Cloud – Saas – 2015

January 12th, 2015 by Stephen Jones Leave a reply »

Amazon.com and Microsoft are locked in a battle to determine who will lead the cloud computing age. Corporate America is shifting from client-server computing, which began in the 1990s, to shared computing resources in the Internet cloud.

The cloud age is new but already Amazon (NASDAQ:AMZN) and Microsoft (NASDAQ:MSFT) have emerged as early leaders. Microsoft, dominated during the earlier PC-server computing cycle, and now aims to be a top player in cloud services. Amazon Web Services, part of e-commerce giant Amazon.com, is by far the leader in infrastructure-as-a-service. In IaaS, customers rent computers and data storage via the cloud

Accenture and Microsoft Corp. have expanded their long-standing alliance with the introduction of the Accenture Hybrid Cloud Solution for Microsoft Azure. The companies are co-funding and co-engineering this platform with new hybrid technologies and services to help enterprises to build and to manage enterprise-wide cloud infrastructure and applications.

Microsoft passed a milestone in its business overhaul for the cloud computing age.

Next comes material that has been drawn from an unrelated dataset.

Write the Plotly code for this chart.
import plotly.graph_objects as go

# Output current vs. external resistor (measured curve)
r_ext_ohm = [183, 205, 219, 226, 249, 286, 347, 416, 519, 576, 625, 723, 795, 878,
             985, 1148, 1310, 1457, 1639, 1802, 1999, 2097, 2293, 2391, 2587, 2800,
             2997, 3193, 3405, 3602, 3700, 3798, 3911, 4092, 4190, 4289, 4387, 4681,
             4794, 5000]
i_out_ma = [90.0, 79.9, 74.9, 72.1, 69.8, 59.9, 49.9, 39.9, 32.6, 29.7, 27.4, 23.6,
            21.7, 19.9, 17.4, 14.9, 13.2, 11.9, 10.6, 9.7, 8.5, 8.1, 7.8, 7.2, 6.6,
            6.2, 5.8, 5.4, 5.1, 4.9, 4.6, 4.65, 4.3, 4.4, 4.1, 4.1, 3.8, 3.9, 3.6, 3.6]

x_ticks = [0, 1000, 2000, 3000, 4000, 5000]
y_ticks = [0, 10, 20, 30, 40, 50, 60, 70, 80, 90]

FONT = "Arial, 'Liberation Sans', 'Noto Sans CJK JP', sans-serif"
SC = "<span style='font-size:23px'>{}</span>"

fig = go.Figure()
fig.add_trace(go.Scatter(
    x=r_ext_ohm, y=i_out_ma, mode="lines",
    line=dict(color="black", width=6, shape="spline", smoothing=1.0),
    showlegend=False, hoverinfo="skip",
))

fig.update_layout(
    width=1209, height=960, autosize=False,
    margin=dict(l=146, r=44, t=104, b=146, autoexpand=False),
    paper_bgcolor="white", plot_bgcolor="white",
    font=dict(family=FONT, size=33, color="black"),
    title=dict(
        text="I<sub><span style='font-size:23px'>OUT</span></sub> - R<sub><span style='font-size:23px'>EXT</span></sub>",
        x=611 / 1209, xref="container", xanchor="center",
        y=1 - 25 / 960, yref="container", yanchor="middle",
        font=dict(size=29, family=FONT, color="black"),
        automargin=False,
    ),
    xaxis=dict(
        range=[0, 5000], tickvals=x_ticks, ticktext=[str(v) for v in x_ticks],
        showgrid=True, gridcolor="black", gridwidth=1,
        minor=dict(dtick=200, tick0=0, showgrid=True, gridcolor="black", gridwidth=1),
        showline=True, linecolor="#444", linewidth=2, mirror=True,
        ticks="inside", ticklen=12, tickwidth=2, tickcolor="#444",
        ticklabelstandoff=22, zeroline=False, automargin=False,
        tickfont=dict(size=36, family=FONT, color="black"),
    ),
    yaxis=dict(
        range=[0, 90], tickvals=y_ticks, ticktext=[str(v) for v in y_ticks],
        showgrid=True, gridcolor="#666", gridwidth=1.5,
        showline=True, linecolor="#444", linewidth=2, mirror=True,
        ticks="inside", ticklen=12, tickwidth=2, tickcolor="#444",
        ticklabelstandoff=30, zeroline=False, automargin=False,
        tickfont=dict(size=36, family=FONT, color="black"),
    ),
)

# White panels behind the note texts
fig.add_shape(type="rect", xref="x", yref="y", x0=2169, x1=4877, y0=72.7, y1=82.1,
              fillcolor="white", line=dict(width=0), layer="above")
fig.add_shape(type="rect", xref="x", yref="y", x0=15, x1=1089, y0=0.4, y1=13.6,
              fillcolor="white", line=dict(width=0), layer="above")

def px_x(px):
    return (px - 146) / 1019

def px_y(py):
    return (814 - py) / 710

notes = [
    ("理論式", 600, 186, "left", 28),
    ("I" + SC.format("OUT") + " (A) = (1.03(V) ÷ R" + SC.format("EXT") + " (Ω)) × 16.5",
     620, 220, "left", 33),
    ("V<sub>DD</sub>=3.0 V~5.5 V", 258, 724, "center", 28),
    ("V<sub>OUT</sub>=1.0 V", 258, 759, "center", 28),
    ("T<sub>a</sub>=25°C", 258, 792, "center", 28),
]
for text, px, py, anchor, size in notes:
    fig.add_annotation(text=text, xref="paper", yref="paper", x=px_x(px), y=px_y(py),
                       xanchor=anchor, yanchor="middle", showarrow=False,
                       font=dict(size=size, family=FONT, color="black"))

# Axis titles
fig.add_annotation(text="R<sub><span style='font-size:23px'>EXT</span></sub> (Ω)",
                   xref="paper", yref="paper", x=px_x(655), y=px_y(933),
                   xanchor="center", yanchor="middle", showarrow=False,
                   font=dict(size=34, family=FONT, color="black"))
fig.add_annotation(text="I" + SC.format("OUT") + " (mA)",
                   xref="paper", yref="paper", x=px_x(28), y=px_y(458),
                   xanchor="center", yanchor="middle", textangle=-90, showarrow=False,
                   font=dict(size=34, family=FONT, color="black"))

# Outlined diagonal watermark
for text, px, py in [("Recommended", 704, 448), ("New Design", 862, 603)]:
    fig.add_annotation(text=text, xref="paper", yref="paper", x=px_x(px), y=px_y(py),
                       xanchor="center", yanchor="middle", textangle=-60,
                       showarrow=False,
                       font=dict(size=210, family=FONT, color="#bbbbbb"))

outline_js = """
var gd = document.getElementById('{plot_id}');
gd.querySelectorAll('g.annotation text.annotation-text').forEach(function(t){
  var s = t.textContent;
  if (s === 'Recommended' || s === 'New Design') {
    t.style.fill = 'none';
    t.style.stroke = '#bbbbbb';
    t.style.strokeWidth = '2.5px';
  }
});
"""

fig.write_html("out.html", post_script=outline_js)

As 2015 starts, it has become the biggest seller of cloud services to business customers, vaulting past start-ups such as Salesforce.com and outpacing IBM and Oracle. While cloud services account for less than 5 per cent of revenues, the milestone is a sign that the world’s biggest software company is finally making headway as it looks beyond the PC era. (Financial Times)

The big three – Amazon Web Services (AWS), Microsoft and Google – have the infrastructure, range of offerings and financial clout to support highly-scalable, global public cloud services, and appear to be locked in a battle to the bottom on price that is unlikely to let up in the coming years.

A new IDC report estimates that in three years more than half of the money spent on software, servers and storage will be attributed to the cloud.

Cloud spending is projected to increase annually by 22.8 percent, nearly six times faster than the overall IT market, to reach $127 billion in 2018.

Analysis of cloud spending shows that 70 percent will be spent on SaaS, followed by infrastructure as a service (IaaS) and platform as a service (PaaS) spending.

After what a company executive said has been a “breakthrough year” in 2014 for its cloud computing business IBM is building out its global computing network to focus on the enterprise cloud market. The company announced that it is adding cloud centers in 11 new locations. In a $1.2 billion investment, IBM has built cloud centers in Frankfurt, Mexico City and Tokyo. The other eight new locations come to IBM through a partnership with Equinix Inc., which operates data centers across the globe. This is also in part a response to laws requiring the local retention of data following revelations over U.S. government Web surveillance as well as increased corporate compliance rules.

IBM has pared down its previously lengthy cloud computing services contracts to a two-page document, replacing what the vendor described as a “complex contract that typically required long negotiations and reviews before a deal was signed.” On cloud contracts, IBM (IBM) apparently not only believes simpler is better but also that streamlining its legal agreements gives it a distinct competitive advantage over its cloud service rivals.

At an event in Boston, Oracle’s cloud head Shawn Price talked about the software giant’s 5-year journey to become a key cloud computing company. Shawn Price spent five months heading up software giant SAP’s cloud efforts until he left the company in an executive reshuffling, only to reappear in October as the lead executive for cloud computing rival Oracle. Two months later, the former CEO of SuccessFactors was a key figure at the company’s Cloud World event, giving a keynote address to promote Oracle’s aggressive efforts to expand its cloud computing capabilities, from optimizing its broad array of enterprise and data base applications for the cloud to reworking its sales teams to deal with the changing ways businesses are buying technology, and with having to sell both cloud-based and on-premises solutions.

Recently, cloud giant Amazon Web Services rebooted its EC2 following a Xen hypervisor issue and it affected many customers. “It is a fact that at the end of the day, whether you’re in a cloud, you’re in a data center or in a server cloud, that there’s hardware and there’s outages,” said Lisa Noon, client partner at Cloud Technology Partners Inc. Noon discussed the AWS reboot among other cloud news on the Cloud Computing Weekly podcast with host David Linthicum

Analysts report that private clouds will reach an 85 percent adoption rate in the coming years.

Security issues are the main factor limiting the further use of cloud computing services, research from Eurostat has found. In a survey conducted by the European Commission’s Eurostat statistics service, public cloud computing was reportedly used by 24% of large enterprises and 12% of small and medium-sized enterprises (SMEs) in the EU.